Implications and Avenues for Future Work

Practically, the identification capacity characterizes systems where only question-specific message verification (rather than full transmission) is needed, e.g., privacy-preserving authentication. The matching of simultaneous identification capacity and classical transmission capacity in the presence of product measurements delineates the frontier where quantum advantage is nullified by measurement locality.
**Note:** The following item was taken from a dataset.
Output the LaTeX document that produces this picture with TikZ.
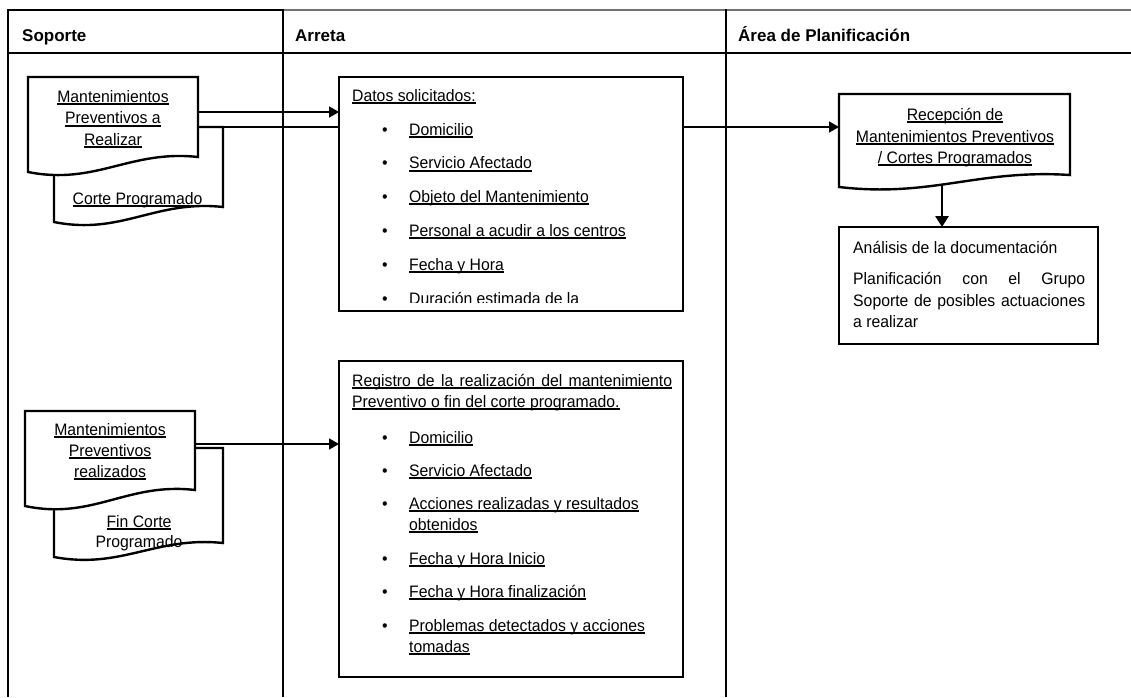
\documentclass[tikz,border=0pt]{standalone}
\usepackage{fontspec}
\setmainfont{Liberation Sans}
\newfontfamily\bodyfont{Liberation Sans}[FakeStretch=0.95]
\usetikzlibrary{arrows.meta,calc}

% underlined text with a heavier rule
\newsavebox\ulinebox
\newcommand\ulined[1]{\sbox\ulinebox{#1}\rlap{\rule[-3.2pt]{\wd\ulinebox}{1.9pt}}\usebox\ulinebox}

% document symbol drawn around an invisible area node: #1 node, #2 depth of the wavy bottom
\newcommand\docoutline[2]{%
  \filldraw[docline] (#1.north west) -- (#1.north east) -- (#1.south east)
    .. controls ($(#1.south west)!0.6!(#1.south east)+(0,-0.5*#2)$)
           and ($(#1.south west)!0.4!(#1.south east)+(0,1.9*#2)$)
    .. node[coordinate,pos=0.56] (#1-low) {} ($(#1.south west)+(0,#2)$) -- cycle;}

\begin{document}
\begin{tikzpicture}[x=1pt,y=-1pt,
  lane/.style={line width=2.6pt},
  docline/.style={draw, fill=white, line width=2.4pt, line join=miter},
  docarea/.style={rectangle, inner sep=0pt, outer sep=0pt, anchor=north west},
  panel/.style={draw, fill=white, line width=2.4pt, rectangle, inner sep=0pt, outer sep=0pt, anchor=north west},
  flow/.style={line width=1.7pt, -{Triangle[length=10pt,width=11pt]}},
  flowdown/.style={line width=2.8pt, -{Triangle[length=11pt,width=13pt]}},
  body/.style={inner sep=0pt, font=\bodyfont\fontsize{16.6}{20}\selectfont},
  lt/.style={body, anchor=base west},
  ct/.style={body, anchor=base},
  head/.style={inner sep=0pt, anchor=base west, font=\bfseries\fontsize{17}{20}\selectfont},
]
\useasboundingbox (0,0) rectangle (1131,697);

% swimlane frame
\draw[lane] (8,10) -- (283,10);
\draw[line width=1.4pt, black!55] (283,10) -- (1131,10);
\draw[lane] (8,53) -- (1131,53);
\draw[lane] (8,9) -- (8,697);
\draw[lane] (283,9) -- (283,697);
\draw[lane] (726,9) -- (726,697);

\node[head] (hsop) at (22,41) {Soporte};
\node[head] (harr) at (295,41) {Arreta};
\node[head] (hpla) at (738,41) {Área de Planificación};

% --- Soporte: preventive maintenance documents (top)
\node[docarea, minimum width=169pt, minimum height=80pt] (d2) at (54,127) {};
\docoutline{d2}{15}
\node[docarea, minimum width=170pt, minimum height=80pt] (d1) at (28,77) {};
\docoutline{d1}{15}
\node[ct] (d1a) at (113,102) {\ulined{Mantenimientos}};
\node[ct] (d1b) at (113,123.5) {\ulined{Preventivos a}};
\node[ct] (d1c) at (113,145) {\ulined{Realizar}};
\node[ct] (d2a) at (137.5,204) {\ulined{Corte Programado}};

\coordinate (c1) at ([yshift=-35pt]d1.north east);
\draw[flow] (d2.north east) -- (d2.north east -| 839,0);

% --- Arreta: requested data
\node[panel, minimum width=344pt, minimum height=234pt] (datos) at (339,77) {};
\draw[flow] (c1) -- (c1 -| datos.west);
\begin{scope}
  \clip ([yshift=8.5pt]datos.south west) rectangle (datos.north east);
  \node[lt] (dtit) at (352,101) {\ulined{Datos solicitados:}};
  \node[ct] (db1) at (385,135) {\textbullet};
  \node[lt] (di1) at (409,135) {\ulined{Domicilio}};
  \node[ct] (db2) at (385,168.5) {\textbullet};
  \node[lt] (di2) at (409,168.5) {\ulined{Servicio Afectado}};
  \node[ct] (db3) at (385,202) {\textbullet};
  \node[lt] (di3) at (409,202) {\ulined{Objeto del Mantenimiento}};
  \node[ct] (db4) at (385,236) {\textbullet};
  \node[lt] (di4) at (409,236) {\ulined{Personal a acudir a los centros}};
  \node[ct] (db5) at (385,270) {\textbullet};
  \node[lt] (di5) at (409,270) {\ulined{Fecha y Hora}};
  \node[ct] (db6) at (385,304) {\textbullet};
  \node[lt] (di6) at (409,304) {\ulined{Duración estimada de la}};
\end{scope}

% --- Área de Planificación
\node[docarea, minimum width=231pt, minimum height=81pt] (recep) at (839,94) {};
\docoutline{recep}{12}
\node[ct] (r1) at (955,120) {\ulined{Recepción de}};
\node[ct] (r2) at (955,142) {\ulined{Mantenimientos Preventivos}};
\node[ct] (r3) at (955,163) {\ulined{/ Cortes Programados}};

\node[panel, minimum width=259pt, minimum height=117pt] (anal) at (839,227) {};
\draw[flowdown] (recep-low) -- (recep-low |- anal.north);
\node[lt] (a1) at (853,253) {Análisis de la documentación};
\node[lt] (a2) at (853,284) {\makebox[232pt][s]{Planificación con el Grupo}};
\node[lt] (a3) at (853,306) {\makebox[232pt][s]{Soporte de posibles actuaciones}};
\node[lt] (a4) at (853,327) {a realizar};

% --- Soporte: completed maintenance documents (bottom)
\node[docarea, minimum width=169pt, minimum height=95pt] (d4) at (54,448) {};
\docoutline{d4}{14}
\node[docarea, minimum width=170pt, minimum height=79pt] (d3) at (25,411) {};
\docoutline{d3}{16}
\node[ct] (d3a) at (110,435) {\ulined{Mantenimientos}};
\node[ct] (d3b) at (110,456) {\ulined{Preventivos}};
\node[ct] (d3c) at (110,477) {\ulined{realizados}};
\node[ct] (d4a) at (139,527) {\ulined{Fin Corte}};
\node[ct] (d4b) at (139,547) {Programado};

\coordinate (c3) at ([yshift=-33pt]d3.north east);

% --- Arreta: completion record
\node[panel, minimum width=344pt, minimum height=316pt] (reg) at (339,361) {};
\draw[flow] (c3) -- (c3 -| reg.west);
\node[lt] (rt1) at (352,386) {\ulined{\makebox[320pt][s]{Registro de la realización del mantenimiento}}};
\node[lt] (rt2) at (352,407) {\ulined{Preventivo o fin del corte programado.}};
\node[ct] (rb1) at (385,443) {\textbullet};
\node[lt] (ri1) at (409,443) {\ulined{Domicilio}};
\node[ct] (rb2) at (385,476) {\textbullet};
\node[lt] (ri2) at (409,476) {\ulined{Servicio Afectado}};
\node[ct] (rb3) at (385,509) {\textbullet};
\node[lt] (ri3) at (409,509) {\ulined{Acciones realizadas y resultados}};
\node[lt] (ri3b) at (409,530) {\ulined{obtenidos}};
\node[ct] (rb4) at (385,564) {\textbullet};
\node[lt] (ri4) at (409,564) {\ulined{Fecha y Hora Inicio}};
\node[ct] (rb5) at (385,597) {\textbullet};
\node[lt] (ri5) at (409,597) {\ulined{Fecha y Hora finalización}};
\node[ct] (rb6) at (385,631) {\textbullet};
\node[lt] (ri6) at (409,631) {\ulined{Problemas detectados y acciones}};
\node[lt] (ri6b) at (409,652) {\ulined{tomadas}};
\end{tikzpicture}
\end{document}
Theoretically, this work provides the first instance of a dimension-free strong converse bound for full quantum channels exhibiting the physically correct vanishing in extreme noise. It also clarifies the role of the channel's output geometry in constraining identification rates, an aspect possibly extendable to other unitarily covariant or additive-noise channels.
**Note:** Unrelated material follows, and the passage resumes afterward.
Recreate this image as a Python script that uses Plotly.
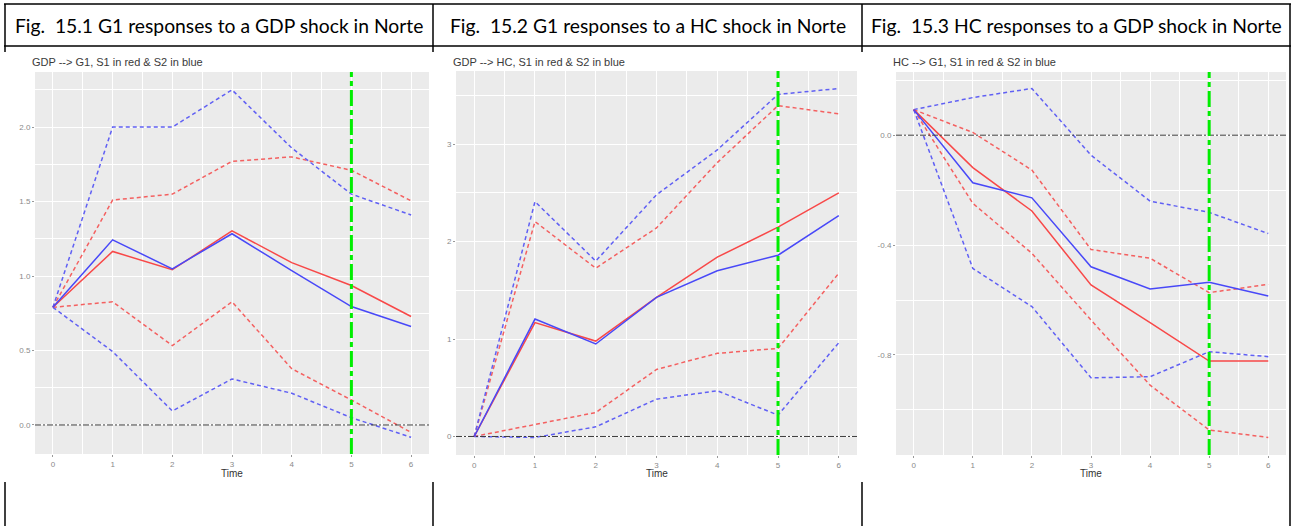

Several directions remain open. Most notably:

• For the depolarizing channel without the restriction to product measurements, it is unknown whether simultaneous identification capacity always coincides with the classical capacity or if entangled measurements can enhance identification rates.
• Further generalizations could consider non-unital channels, higher-dimensional "qudit" depolarizing noise, or identification under adversarial noise models.
• Tight lower bounds and possible exact characterizations in the unrestricted, simultaneous, and entanglement-assisted identification regimes remain largely unexplored.

Conclusion

The paper establishes operationally meaningful, strong converse upper bounds for the classical identification capacity of the qubit depolarizing channel, sharply capturing the noise dependence that prior work failed to reflect. Under product measurement constraints, the identification and transmission capacities align, while for unrestricted codes, the innovative ellipsoid covering argument produces the correct asymptotic decay in highly noisy environments. The broader architecture of the techniques has implications for general quantum channel identification theory and invites significant further research, especially on the optimality of entangled measurements and the interplay between channel symmetries, noise, and quantum identification phenomena.